Screen updates must be adapter-driven:

Target resource update -> adapter callback/event -> display/cursor event -> Access Client render

Client input may request a fast refresh, but input must not be the primary trigger for discovering server-side screen changes.

6. Channel Scheduling

The adapter runtime must maintain separate scheduling semantics:

  • input: drain first; keyboard and button events are ordered; pointer move is latest-only.
  • control: reliable and bounded; never behind render backlog.
  • display: droppable; stale frames/regions are discarded before send.
  • cursor: latest-only; may bypass display frame cadence.
  • clipboard: reliable and policy-gated.
  • file_transfer: reliable chunked; bandwidth-limited so it cannot starve input/display control.
  • telemetry: sampled/dropped under pressure.

7. Render Model

Display events should be sent in this preference order:

  1. Encoded/surface updates when supported by the external protocol and client.
  2. Dirty regions/tiles.
  3. Full frame only for baseline, resize, attach/recover, or fallback.

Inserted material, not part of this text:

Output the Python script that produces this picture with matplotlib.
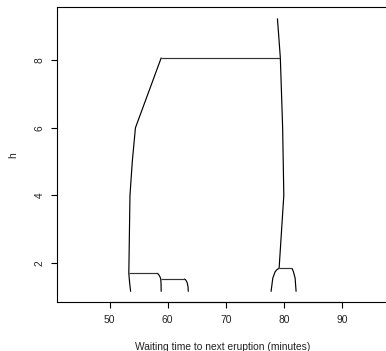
import matplotlib
matplotlib.use("Agg")
import matplotlib.pyplot as plt

plt.rcParams['font.family'] = ['Liberation Sans', 'DejaVu Sans']

# Mode paths (mode location vs bandwidth h) for the waiting-time density
path1_x = [53.62, 53.45, 53.30, 53.33, 53.50, 53.90, 54.44, 58.90]
path1_h = [1.15, 1.40, 1.70, 2.00, 4.00, 5.00, 6.00, 8.08]

path2_x = [58.88, 58.85, 58.80, 58.65, 58.40, 58.10]
path2_h = [1.15, 1.40, 1.53, 1.60, 1.67, 1.70]

path3_x = [63.55, 63.50, 63.35, 63.10, 62.80]
path3_h = [1.15, 1.30, 1.42, 1.50, 1.53]

path4_x = [77.80, 78.10, 78.50, 78.85, 79.19, 80.00, 79.80, 79.40, 78.90]
path4_h = [1.15, 1.55, 1.74, 1.81, 1.84, 4.00, 6.00, 8.08, 9.24]

path5_x = [82.12, 81.95, 81.66, 81.50, 81.38]
path5_h = [1.15, 1.55, 1.74, 1.81, 1.84]

# Splits: (left mode, right mode, bandwidth)
split_left = [53.33, 58.80, 79.19, 58.90]
split_right = [58.10, 62.80, 81.38, 79.40]
split_h = [1.70, 1.53, 1.84, 8.08]

x_ticks = [50, 60, 70, 80, 90]
y_ticks = [2, 4, 6, 8]

W, H = 386, 351
fig = plt.figure(figsize=(W / 100, H / 100), dpi=100)
left, right, top, bottom = 56.7, 389.0, 7.3, 302.0
ax = fig.add_axes([left / W, (H - bottom) / H, (right - left) / W, (bottom - top) / H])

lw = 0.85
for xs, hs in [(path1_x, path1_h), (path2_x, path2_h), (path3_x, path3_h),
               (path4_x, path4_h), (path5_x, path5_h)]:
    ax.plot(xs, hs, color='black', lw=lw, solid_capstyle='butt')
for xl, xr, h in zip(split_left, split_right, split_h):
    ax.plot([xl, xr], [h, h], color='#333333', lw=lw, solid_capstyle='butt')

ax.set_xlim(40.88, 98.12)
ax.set_ylim(0.846, 9.568)

ax.set_xticks(x_ticks)
ax.set_yticks(y_ticks)
ax.tick_params(axis='both', direction='out', length=4.3, width=0.8,
               labelsize=7.4, colors='black', labelcolor='#222222')
ax.tick_params(axis='x', pad=5)
ax.tick_params(axis='y', pad=4.5)
for lab in ax.get_yticklabels():
    lab.set_rotation(90)
    lab.set_va('center')

for s in ax.spines.values():
    s.set_linewidth(0.8)

# axis line along the ticked range
ax.plot([50, 90], [0.846, 0.846], color='black', lw=0.8, clip_on=False)

ax.set_xlabel('Waiting time to next eruption (minutes)', fontsize=7.4, color='#222222')
ax.xaxis.set_label_coords(0.5, -0.1527)
ax.xaxis.label.set_va('center')
ax.set_ylabel('h', fontsize=7.4, color='#222222')
ax.yaxis.set_label_coords(-0.1306, 0.5)
ax.yaxis.label.set_va('center')

fig.savefig('out.png', dpi=100)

Full-frame BGRA is a compatibility fallback, not the production performance target.

8. Adapter Policy Enforcement

Policy must be enforced inside the adapter runtime in addition to UI/backend checks:

  • clipboard mode
  • file transfer mode
  • allowed channels
  • attachment/controller ownership
  • session active/taken_over/failed/terminated state
  • max payload sizes
  • dangerous path/name rejection
  • no arbitrary filesystem exposure

9. Adapter Lifecycle

All adapters must support:

  • bind to existing assignment/session runtime
  • connect to target resource
  • publish state changes
  • keep runtime alive through detach when policy allows
  • reattach without recreating target session where protocol allows
  • takeover without recreating target session where protocol allows
  • terminate target session when broker commands terminate
  • fail fast and report authoritative failure when target runtime is gone

10. Future Adapters

RDP, SSH, and VNC share the same platform-facing contract but differ internally:

  • RDP: graphics, cursor, keyboard/mouse, cliprdr, rdpdr, rdpgfx/graphics pipeline.
  • SSH: terminal output, keyboard input, resize, SFTP, port-forward.
  • VNC: framebuffer updates, pointer, keyboard, clipboard.

The common contract is the platform session protocol, not the external resource protocol.